● **Data shown**:
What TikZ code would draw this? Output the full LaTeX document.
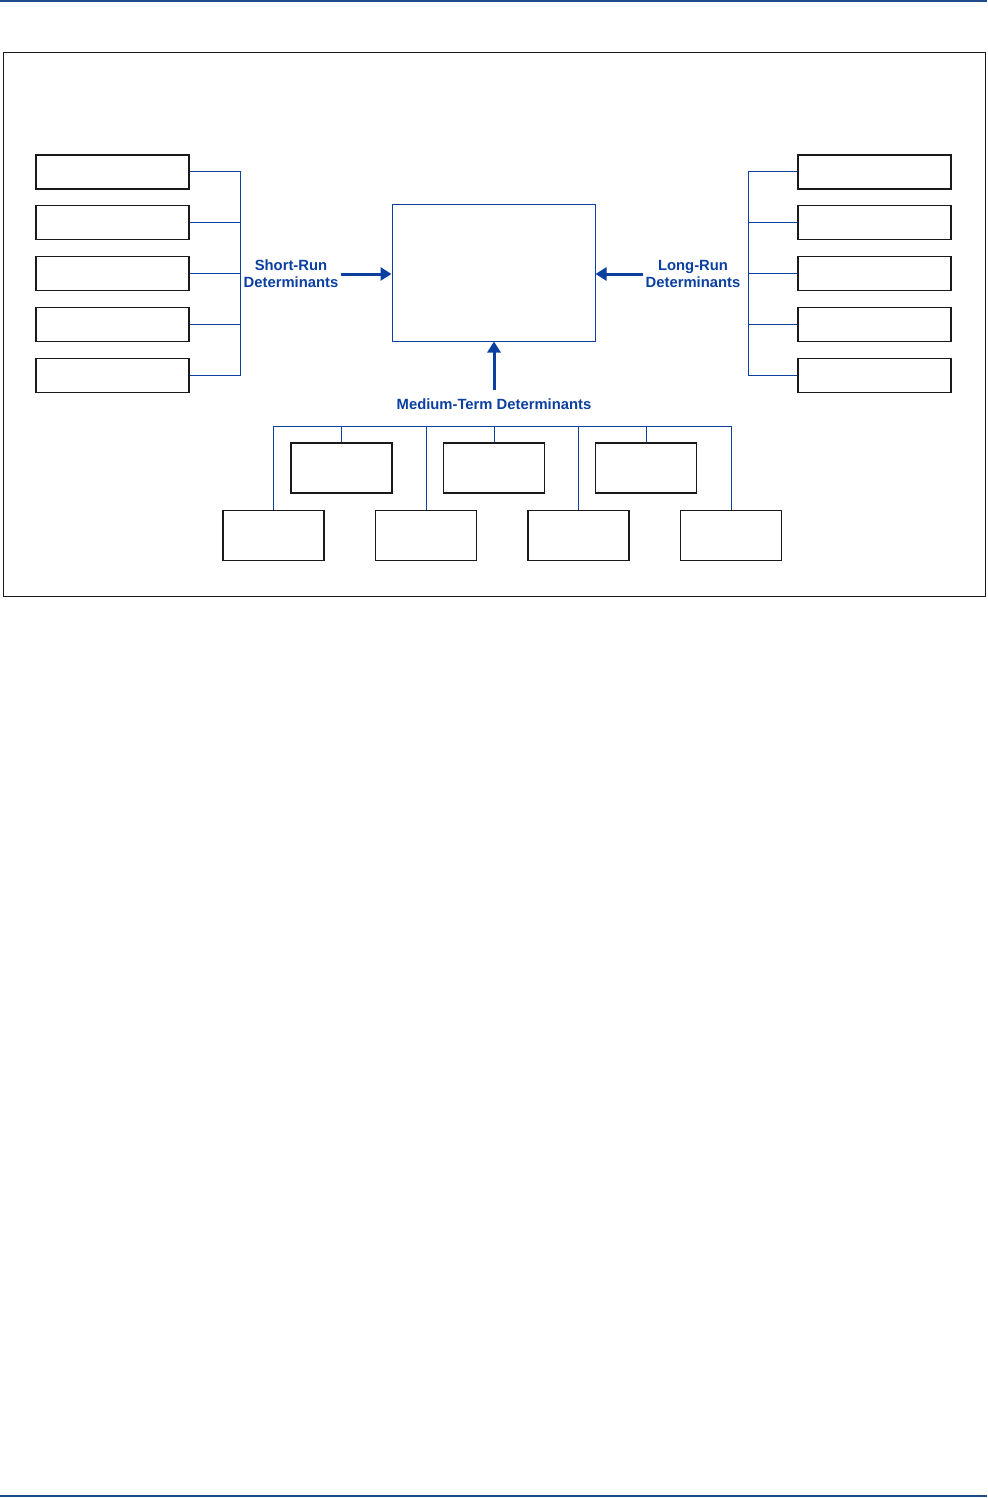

---

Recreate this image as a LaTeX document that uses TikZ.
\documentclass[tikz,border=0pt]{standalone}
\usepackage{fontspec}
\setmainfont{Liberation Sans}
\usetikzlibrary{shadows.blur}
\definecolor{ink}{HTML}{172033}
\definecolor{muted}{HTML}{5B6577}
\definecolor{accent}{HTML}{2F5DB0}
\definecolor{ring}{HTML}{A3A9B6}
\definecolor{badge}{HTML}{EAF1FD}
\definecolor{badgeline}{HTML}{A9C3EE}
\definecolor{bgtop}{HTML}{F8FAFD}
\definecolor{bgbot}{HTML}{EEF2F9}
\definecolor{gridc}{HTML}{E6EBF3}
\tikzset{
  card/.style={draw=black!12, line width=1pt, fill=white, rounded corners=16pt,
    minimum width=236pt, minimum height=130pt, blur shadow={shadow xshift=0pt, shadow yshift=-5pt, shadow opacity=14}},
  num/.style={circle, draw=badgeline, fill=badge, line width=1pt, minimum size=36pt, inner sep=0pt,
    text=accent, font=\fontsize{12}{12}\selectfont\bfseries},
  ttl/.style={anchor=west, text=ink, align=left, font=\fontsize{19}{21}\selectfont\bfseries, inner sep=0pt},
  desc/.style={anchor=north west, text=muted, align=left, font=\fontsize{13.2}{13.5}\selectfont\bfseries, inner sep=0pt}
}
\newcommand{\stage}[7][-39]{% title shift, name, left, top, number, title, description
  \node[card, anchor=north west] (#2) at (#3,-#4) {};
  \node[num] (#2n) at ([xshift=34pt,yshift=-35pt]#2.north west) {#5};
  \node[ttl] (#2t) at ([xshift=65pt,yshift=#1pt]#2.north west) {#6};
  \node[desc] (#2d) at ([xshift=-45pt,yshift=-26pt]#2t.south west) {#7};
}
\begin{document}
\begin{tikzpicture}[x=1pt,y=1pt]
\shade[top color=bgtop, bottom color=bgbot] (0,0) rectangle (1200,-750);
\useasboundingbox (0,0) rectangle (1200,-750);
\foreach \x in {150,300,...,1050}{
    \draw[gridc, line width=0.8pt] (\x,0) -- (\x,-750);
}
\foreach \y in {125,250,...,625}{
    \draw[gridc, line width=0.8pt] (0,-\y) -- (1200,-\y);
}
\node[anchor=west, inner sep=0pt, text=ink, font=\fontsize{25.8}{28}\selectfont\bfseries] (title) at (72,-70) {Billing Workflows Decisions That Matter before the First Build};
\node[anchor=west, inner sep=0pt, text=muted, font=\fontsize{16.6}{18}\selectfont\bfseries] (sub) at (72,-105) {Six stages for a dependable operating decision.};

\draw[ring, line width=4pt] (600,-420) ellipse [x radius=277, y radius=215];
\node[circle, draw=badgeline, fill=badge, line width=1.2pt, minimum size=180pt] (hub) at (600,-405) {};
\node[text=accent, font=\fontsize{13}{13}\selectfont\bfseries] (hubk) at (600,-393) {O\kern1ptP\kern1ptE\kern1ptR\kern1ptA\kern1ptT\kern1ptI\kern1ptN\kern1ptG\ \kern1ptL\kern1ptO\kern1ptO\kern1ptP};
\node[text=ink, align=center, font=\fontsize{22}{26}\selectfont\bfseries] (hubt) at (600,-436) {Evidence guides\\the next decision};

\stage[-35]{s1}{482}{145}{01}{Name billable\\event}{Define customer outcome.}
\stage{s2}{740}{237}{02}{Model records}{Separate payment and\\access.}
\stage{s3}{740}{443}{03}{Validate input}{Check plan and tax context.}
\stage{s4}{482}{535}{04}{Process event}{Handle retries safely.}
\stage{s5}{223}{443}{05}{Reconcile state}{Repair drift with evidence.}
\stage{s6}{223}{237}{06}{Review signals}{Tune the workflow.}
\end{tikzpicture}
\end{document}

● **Stated problem**: Keep only the lines that hold the string "LaTeX", and copy them out.

● **Finished exercise**:
What TikZ code would draw this? Output the full LaTeX document.
Recreate this image as a LaTeX document that uses TikZ.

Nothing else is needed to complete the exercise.